Xi Jinping sang the praises of the New Silk Roads during his recent Greece trip. Faced with a stagnant economy, many European countries are desperate for Chinese investment, but risk becoming tributary vassals of Beijing. The West should create a serious alternative to China’s mega-infrastructure project.

 

Rome (AsiaNews) – Chinese President Xi Jinping cannot but be proud of genuine European interest in the Belt and Road Initiative (BRI), his flagship infrastructure program aimed at reviving the ancient Silk Road, improving connectivity and transport links across Eurasia and beyond.

While on a state visit to Greece on November 11, Xi said that China’s investment in the port of Piraeus was the biggest Belt and Road project. The Chinese president consider the Greek facility, which is majority-owned by China’s Cosco Shipping, “the head of the dragon” in the New Silk Roads strategy.

Greek Prime Minister Kyriakos Mitsotakis was in sync with his illustrious guest. He emphasized that cooperation with China was essential to turn Greece into the most vital logistics hub connecting the Far East with Europe.

A number of European ports are busy working to become Belt and Road hubs. The fact that such a China-centric network of trade relations may threaten the Western-shaped international has not deterred many in Europe from doing business with Beijing.

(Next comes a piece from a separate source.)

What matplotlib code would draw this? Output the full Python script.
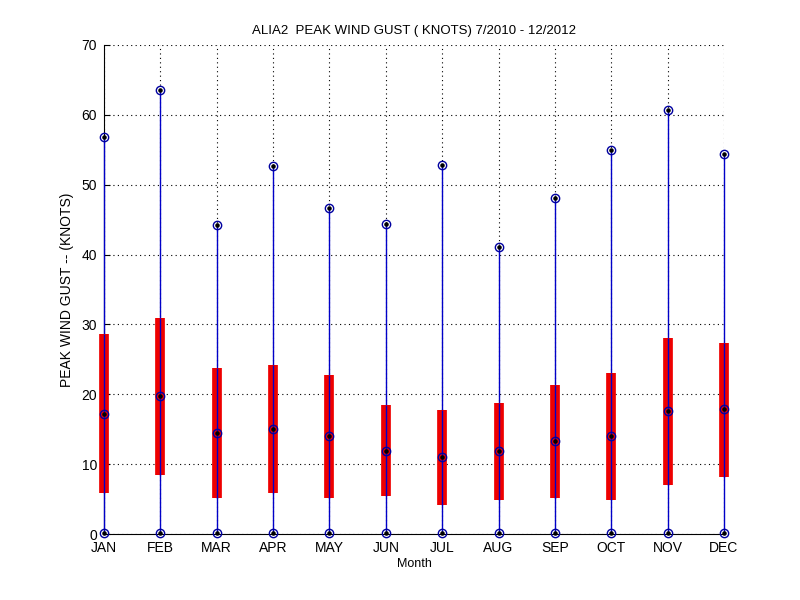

And that was even more evident after the European Investment Bank on November 11 granted a loan of €140 million to help Cosco expand and upgrade Piraeus port.

The Chinese control or have stakes in a dozen European ports, including in Greece, Italy, Malta, Spain, France, Belgium and the Netherlands. 90% of China’s foreign trade travels by sea, and all these countries want their chunk of the Belt and Road pie.

For instance, on November 5, Italy’s Trieste Port Authority signed a memorandum of understanding with China Communications Construction Company to create logistics and distribution platforms in the areas of Shanghai, Ningbo e Shenzhen. These facilities will be linked to Trieste, but are expected to also service other Italian ports.

The problem is that the BRI may make China’s trading and investment partners dependent on Chinese power and wealth. By controlling foreign ports, Beijing will ultimately control international transport routes – and so the world’s commerce.

It is the modern and globalized revival of the ancient Chinese tributary system. Thus the New Silk Roads become subtle instruments of hegemony, with China wielding investment and development loans to subdue Belt and Road clients.

Unlike their allies in Europe, US leaders are persuaded that the Chinese mega-infrastructure project is actually an asymmetric response to the vast American network of military alliances and partnerships.

At a recent hearing before US Congress, Carolyn Bartholomew, chair of the US-China Economic and Security Review Commission, said that China could use its financial interests in Asian, European and African ports to control a significant fraction of its inbound supply chain for key commodities, as well as outbound trade routes for its export. She noted that in case of conflict, Beijing could exploit its control over these ports to hinder trade access to other nations.

What Bartholomew did not say is that Chinese investors are modernizing European ports and creating jobs in a depressed economic environment. As a result, US friends in Europe are unwilling to block Chinese investment in their port facilities.

Trump has several times threatened NATO allies in Europe with punitive measures if they acquire 5G broadband technology from Chinese telecom giant Huawei.

But many European countries are betting big on Chinese cooperation exactly because they are trying to transform their facilities into “smart ports.”

The possible integration of the EU plan for connecting Europe and Asia with the “Blue Dot Network,” an infrastructure scheme promoted by America, Japan and Australia as an alternative to China’s, could help dissuade them from riding the Chinese dragon.